WRITTEN EXERCISE |
Up to and including the line with "47.6, 42.8, 37.9, 28.7, 22.7, 11.2, 5.7, 0]", write out the listing from its first line, minus the pictures.

++++

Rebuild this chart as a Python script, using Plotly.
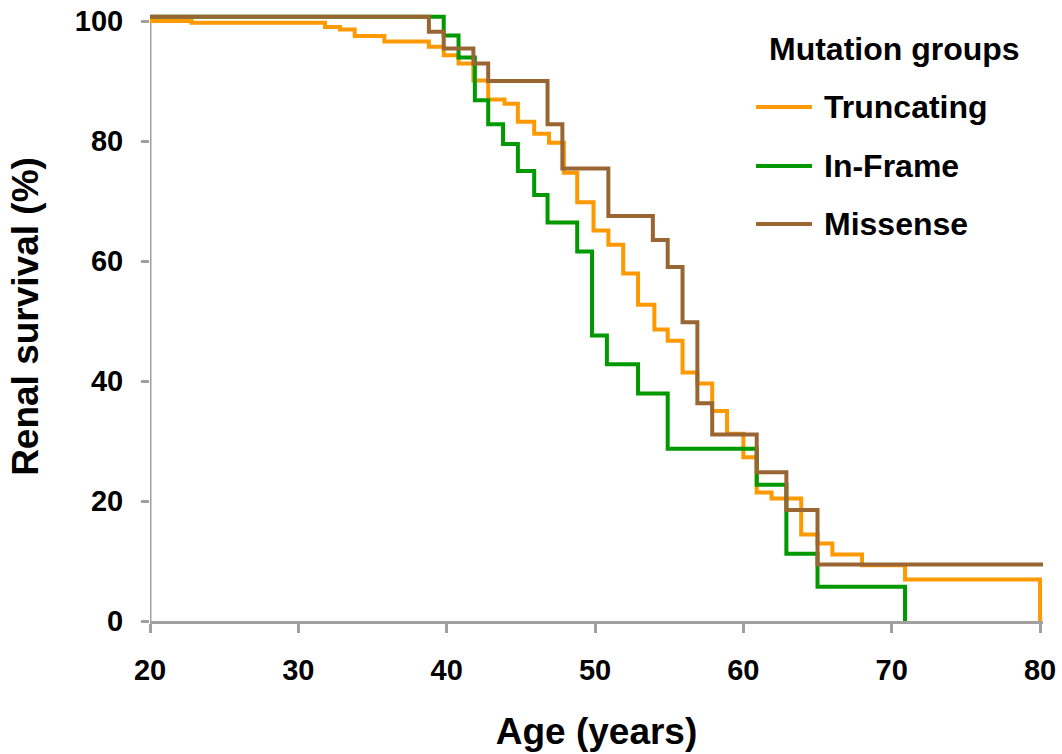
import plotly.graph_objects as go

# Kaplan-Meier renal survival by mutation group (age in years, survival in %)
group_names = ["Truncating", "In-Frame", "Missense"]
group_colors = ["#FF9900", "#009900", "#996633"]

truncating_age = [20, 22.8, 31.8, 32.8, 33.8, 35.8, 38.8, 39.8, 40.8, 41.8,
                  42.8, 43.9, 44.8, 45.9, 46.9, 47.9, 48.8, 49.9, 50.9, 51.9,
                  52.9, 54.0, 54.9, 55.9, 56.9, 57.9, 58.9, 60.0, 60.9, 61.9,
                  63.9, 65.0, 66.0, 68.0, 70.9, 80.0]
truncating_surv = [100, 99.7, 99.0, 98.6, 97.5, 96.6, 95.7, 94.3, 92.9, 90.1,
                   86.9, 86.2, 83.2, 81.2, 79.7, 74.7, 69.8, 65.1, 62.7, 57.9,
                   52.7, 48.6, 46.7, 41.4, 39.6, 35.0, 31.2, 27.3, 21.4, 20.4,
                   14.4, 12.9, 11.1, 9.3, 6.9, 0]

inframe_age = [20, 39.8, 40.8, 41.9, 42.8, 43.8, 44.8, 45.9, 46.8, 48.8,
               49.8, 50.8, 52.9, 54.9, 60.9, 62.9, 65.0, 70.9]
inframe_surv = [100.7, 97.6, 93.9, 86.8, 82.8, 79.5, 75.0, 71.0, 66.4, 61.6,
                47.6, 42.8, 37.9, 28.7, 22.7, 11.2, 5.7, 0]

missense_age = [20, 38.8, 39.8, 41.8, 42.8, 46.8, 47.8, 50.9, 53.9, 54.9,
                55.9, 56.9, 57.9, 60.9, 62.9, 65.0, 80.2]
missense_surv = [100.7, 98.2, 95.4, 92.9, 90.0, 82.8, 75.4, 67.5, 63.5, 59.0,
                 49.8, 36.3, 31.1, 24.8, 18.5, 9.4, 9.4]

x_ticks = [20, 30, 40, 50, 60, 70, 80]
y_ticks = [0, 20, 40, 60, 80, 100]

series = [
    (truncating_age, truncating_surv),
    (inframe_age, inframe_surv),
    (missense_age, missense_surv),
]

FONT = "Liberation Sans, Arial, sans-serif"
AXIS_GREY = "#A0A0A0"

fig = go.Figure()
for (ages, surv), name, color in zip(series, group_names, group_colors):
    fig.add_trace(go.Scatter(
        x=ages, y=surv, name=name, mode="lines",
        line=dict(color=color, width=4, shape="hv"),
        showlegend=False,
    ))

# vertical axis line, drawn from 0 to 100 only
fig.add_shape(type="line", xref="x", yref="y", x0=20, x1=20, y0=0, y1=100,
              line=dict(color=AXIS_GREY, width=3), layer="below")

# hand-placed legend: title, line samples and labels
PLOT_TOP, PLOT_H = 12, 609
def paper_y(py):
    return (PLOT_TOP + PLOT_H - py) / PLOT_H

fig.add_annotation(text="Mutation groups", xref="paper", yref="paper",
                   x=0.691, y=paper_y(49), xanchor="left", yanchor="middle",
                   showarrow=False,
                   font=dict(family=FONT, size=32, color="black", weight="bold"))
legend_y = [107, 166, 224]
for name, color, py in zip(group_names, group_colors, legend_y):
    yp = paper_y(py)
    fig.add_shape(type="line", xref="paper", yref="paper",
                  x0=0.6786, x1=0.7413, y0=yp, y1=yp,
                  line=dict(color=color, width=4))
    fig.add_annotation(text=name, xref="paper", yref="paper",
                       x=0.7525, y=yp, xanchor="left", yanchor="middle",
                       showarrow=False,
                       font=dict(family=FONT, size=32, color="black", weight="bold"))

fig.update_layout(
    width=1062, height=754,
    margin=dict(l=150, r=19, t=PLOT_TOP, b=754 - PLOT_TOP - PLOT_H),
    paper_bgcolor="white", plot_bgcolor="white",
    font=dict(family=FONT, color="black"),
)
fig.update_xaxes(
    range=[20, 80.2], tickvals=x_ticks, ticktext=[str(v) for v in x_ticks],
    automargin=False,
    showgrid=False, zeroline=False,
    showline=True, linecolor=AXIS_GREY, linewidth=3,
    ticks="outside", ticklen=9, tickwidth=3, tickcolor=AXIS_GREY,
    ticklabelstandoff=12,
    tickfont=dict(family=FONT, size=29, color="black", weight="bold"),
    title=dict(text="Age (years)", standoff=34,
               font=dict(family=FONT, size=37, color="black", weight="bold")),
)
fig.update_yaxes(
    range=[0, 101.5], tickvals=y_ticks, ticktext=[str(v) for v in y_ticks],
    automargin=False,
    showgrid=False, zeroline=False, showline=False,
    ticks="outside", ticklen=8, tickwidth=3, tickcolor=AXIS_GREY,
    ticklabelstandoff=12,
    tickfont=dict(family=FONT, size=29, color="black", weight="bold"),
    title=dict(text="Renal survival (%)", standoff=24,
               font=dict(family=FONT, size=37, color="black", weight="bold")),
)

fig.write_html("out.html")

++++

ANSWER BELOW |
Rebuild this chart as a Python script, using Plotly.
import plotly.graph_objects as go

# Kaplan-Meier renal survival by mutation group (age in years, survival in %)
group_names = ["Truncating", "In-Frame", "Missense"]
group_colors = ["#FF9900", "#009900", "#996633"]

truncating_age = [20, 22.8, 31.8, 32.8, 33.8, 35.8, 38.8, 39.8, 40.8, 41.8,
                  42.8, 43.9, 44.8, 45.9, 46.9, 47.9, 48.8, 49.9, 50.9, 51.9,
                  52.9, 54.0, 54.9, 55.9, 56.9, 57.9, 58.9, 60.0, 60.9, 61.9,
                  63.9, 65.0, 66.0, 68.0, 70.9, 80.0]
truncating_surv = [100, 99.7, 99.0, 98.6, 97.5, 96.6, 95.7, 94.3, 92.9, 90.1,
                   86.9, 86.2, 83.2, 81.2, 79.7, 74.7, 69.8, 65.1, 62.7, 57.9,
                   52.7, 48.6, 46.7, 41.4, 39.6, 35.0, 31.2, 27.3, 21.4, 20.4,
                   14.4, 12.9, 11.1, 9.3, 6.9, 0]

inframe_age = [20, 39.8, 40.8, 41.9, 42.8, 43.8, 44.8, 45.9, 46.8, 48.8,
               49.8, 50.8, 52.9, 54.9, 60.9, 62.9, 65.0, 70.9]
inframe_surv = [100.7, 97.6, 93.9, 86.8, 82.8, 79.5, 75.0, 71.0, 66.4, 61.6,
                47.6, 42.8, 37.9, 28.7, 22.7, 11.2, 5.7, 0]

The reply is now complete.